Call `lifecycle::last_warnings()` to see where this warning was generated.
This is a plotly graph idicating a negative correllation.
pop_model <- lm(Repub_advantage ~ Population, data = senate_election)
This is a linear regression.
summary(pop_model)
Call:
lm(formula = Repub_advantage ~ Population, data = senate_election)
Residuals:
Min 1Q Median 3Q Max
-71.228 -12.013 3.247 15.782 47.948
Coefficients:
Estimate Std. Error t value Pr(>|t|)
(Intercept) 24.2809050 4.0835813 5.946 2.08e-07 ***
Population -0.0003761 0.0001100 -3.418 0.00121 **
---
Signif. codes: 0 ‘***’ 0.001 ‘**’ 0.01 ‘*’ 0.05 ‘.’ 0.1 ‘ ’ 1
Residual standard error: 26.44 on 54 degrees of freedom
Multiple R-squared: 0.1779, Adjusted R-squared: 0.1626
F-statistic: 11.68 on 1 and 54 DF, p-value: 0.001207
This is a summary of the regression results.
tidy(pop_model)
glance(pop_model)
This shows the information in a cleaner way.
senate_election %>%
plot_ly(x = ~Population,
y = ~Repub_advantage,
hoverinfo = "text",
text = ~paste("County:",
County, "<br>",
"Population: ", Population, "<br>",
"Republican advantage: ", Repub_advantage)) %>%
add_markers(showlegend = F, marker = list(opacity = 0.7)) %>%
layout(title = "Predicting Republican Vote Advantage from Population, by County",
xaxis = list(title = "County population"),
yaxis = list(title = "Republican vote advantage")) %>%
add_lines(y = ~fitted(pop_model))
This predicts the republican vote advantage from population and by county.
senate_election <- senate_election %>%
mutate(Longitude = as_tibble(st_coordinates(st_centroid(senate_election$geometry)))$X) %>%
mutate(Latitude = as_tibble(st_coordinates(st_centroid(senate_election$geometry)))$Y)
st_centroid does not give correct centroids for longitude/latitude datast_centroid does not give correct centroids for longitude/latitude data
senate_election %>%
leaflet() %>%
addTiles() %>%
addPolygons(weight = 1) %>%
setView(-110, 47, zoom = 6) %>%
addCircleMarkers(~Longitude, ~Latitude)
sf layer has inconsistent datum (+proj=longlat +datum=NAD83 +no_defs ).

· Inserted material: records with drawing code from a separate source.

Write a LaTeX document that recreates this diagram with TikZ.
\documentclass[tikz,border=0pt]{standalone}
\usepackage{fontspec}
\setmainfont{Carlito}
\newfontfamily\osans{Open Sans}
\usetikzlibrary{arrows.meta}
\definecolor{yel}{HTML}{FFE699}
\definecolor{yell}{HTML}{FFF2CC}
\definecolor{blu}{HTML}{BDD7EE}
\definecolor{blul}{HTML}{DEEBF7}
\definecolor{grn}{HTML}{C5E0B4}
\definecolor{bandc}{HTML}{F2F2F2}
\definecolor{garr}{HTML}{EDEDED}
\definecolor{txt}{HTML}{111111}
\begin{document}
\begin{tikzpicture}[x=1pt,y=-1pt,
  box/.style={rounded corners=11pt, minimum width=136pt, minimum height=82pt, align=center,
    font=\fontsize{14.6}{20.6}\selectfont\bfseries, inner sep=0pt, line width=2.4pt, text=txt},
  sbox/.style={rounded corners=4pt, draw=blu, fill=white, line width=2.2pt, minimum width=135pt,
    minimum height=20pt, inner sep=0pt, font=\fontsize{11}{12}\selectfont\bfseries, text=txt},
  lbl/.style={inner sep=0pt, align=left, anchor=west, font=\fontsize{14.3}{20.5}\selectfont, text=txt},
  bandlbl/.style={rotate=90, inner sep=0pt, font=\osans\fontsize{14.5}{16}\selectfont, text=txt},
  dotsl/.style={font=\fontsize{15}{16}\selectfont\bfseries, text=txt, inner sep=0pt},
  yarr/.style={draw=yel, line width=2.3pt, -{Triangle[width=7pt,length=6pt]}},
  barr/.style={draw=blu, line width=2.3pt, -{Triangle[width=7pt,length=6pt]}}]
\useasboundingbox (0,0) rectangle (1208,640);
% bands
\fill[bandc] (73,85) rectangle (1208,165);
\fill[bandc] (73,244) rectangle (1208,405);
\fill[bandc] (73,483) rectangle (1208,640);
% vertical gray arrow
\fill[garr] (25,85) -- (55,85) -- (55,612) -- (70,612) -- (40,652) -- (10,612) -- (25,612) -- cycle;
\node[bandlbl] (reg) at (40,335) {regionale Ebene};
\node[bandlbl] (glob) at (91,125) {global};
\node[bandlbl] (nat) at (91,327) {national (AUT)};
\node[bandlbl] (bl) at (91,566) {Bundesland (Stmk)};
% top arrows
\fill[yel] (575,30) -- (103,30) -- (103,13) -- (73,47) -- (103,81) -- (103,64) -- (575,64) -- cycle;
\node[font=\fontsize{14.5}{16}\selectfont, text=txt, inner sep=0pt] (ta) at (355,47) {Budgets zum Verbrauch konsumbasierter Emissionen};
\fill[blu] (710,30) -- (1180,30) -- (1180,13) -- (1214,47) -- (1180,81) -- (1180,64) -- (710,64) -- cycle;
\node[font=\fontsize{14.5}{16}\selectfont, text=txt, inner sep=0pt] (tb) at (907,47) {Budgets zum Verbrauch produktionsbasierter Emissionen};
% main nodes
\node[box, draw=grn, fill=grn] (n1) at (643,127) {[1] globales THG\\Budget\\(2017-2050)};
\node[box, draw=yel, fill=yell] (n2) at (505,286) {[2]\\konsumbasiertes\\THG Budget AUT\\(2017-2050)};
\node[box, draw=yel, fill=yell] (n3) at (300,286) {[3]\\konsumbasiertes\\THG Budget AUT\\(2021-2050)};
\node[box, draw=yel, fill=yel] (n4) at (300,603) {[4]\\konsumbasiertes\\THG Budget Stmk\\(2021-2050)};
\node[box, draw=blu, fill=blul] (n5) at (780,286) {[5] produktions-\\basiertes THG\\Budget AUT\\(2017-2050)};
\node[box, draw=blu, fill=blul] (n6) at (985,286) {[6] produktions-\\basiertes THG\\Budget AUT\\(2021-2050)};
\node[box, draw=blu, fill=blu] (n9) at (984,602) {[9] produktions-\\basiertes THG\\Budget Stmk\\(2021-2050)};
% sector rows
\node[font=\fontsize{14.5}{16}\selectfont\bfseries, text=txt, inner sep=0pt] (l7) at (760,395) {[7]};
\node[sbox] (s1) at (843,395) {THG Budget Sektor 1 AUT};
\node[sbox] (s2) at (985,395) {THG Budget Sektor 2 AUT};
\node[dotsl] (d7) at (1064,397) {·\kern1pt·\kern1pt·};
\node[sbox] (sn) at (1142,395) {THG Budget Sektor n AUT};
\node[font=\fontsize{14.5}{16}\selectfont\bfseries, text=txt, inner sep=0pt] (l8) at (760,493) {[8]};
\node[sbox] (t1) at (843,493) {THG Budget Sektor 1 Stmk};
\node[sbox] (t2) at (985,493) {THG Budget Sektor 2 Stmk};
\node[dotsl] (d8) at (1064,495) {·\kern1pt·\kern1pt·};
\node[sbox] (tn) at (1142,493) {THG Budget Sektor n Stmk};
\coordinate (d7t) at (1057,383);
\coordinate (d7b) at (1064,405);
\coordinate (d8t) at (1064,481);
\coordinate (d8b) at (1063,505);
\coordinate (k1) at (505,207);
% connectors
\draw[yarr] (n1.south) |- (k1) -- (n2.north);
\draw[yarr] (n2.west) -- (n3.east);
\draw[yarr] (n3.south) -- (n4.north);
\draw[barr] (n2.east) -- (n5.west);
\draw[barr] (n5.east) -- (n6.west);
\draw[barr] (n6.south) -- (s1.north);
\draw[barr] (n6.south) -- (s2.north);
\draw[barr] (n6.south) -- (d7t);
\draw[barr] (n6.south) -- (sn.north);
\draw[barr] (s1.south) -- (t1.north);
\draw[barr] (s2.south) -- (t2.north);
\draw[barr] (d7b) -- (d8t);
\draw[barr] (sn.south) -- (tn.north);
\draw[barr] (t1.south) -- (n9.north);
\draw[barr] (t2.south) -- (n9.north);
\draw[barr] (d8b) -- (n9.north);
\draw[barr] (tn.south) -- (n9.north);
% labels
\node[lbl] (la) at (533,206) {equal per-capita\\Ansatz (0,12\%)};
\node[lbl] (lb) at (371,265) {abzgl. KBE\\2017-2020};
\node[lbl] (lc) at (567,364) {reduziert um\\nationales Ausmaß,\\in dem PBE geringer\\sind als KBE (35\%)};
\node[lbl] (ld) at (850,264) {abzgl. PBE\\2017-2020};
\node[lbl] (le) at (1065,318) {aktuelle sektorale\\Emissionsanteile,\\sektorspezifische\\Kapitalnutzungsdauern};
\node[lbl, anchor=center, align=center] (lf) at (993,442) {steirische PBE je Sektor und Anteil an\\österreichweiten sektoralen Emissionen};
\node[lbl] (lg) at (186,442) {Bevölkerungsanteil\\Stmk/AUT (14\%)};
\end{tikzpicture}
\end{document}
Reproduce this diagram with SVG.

Need '+proj=longlat +datum=WGS84'
This is just another graph showing the center of counties.
senate_election %>%
plot_ly(x = ~Longitude, y = ~Repub_advantage) %>%
add_markers()
This is a plotly graph of the longitute and republican vote indicating a positive correlation that the further east the more votes for republican.
longitude_lm <- lm(Repub_advantage ~ Longitude, data = senate_election)
tidy(longitude_lm)
glance(longitude_lm)
This is a regression predicting republican vote from longitude.
senate_election %>%
plot_ly(x = ~Longitude,
y = ~Repub_advantage,
hoverinfo = "text",
text = ~paste("County:", County, "<br>", "Longitude: ", Longitude, "<br>", "Republican advantage: ", Repub_advantage)) %>%
add_markers(marker = list(opacity = 0.7), showlegend = F) %>%
layout(title = "Predicting Republican Vote Advantage from Longitude, by County",
xaxis = list(title = "County longitude"),
yaxis = list(title = "Republican vote advantage")) %>%
add_lines(y = ~fitted(longitude_lm))
This is a plotly graph predicting the republican vote advantage from longitude, by county.
multiple_lm <- lm(Repub_advantage ~ Population + Longitude, data = senate_election)
tidy(multiple_lm)
glance(multiple_lm)
This is a multiple regression, predicting the Republican advantage from both Population and Longitude at the same time.
senate_election %>%
plot_ly(x = ~Longitude, y = ~Population, z = ~Repub_advantage,
text = ~County, hoverinfo = "text") %>%
add_markers(opacity = .7, showlegend = F)
This is a 3D scatterplot showing the republican advantage, population, and votes per longitudinal data.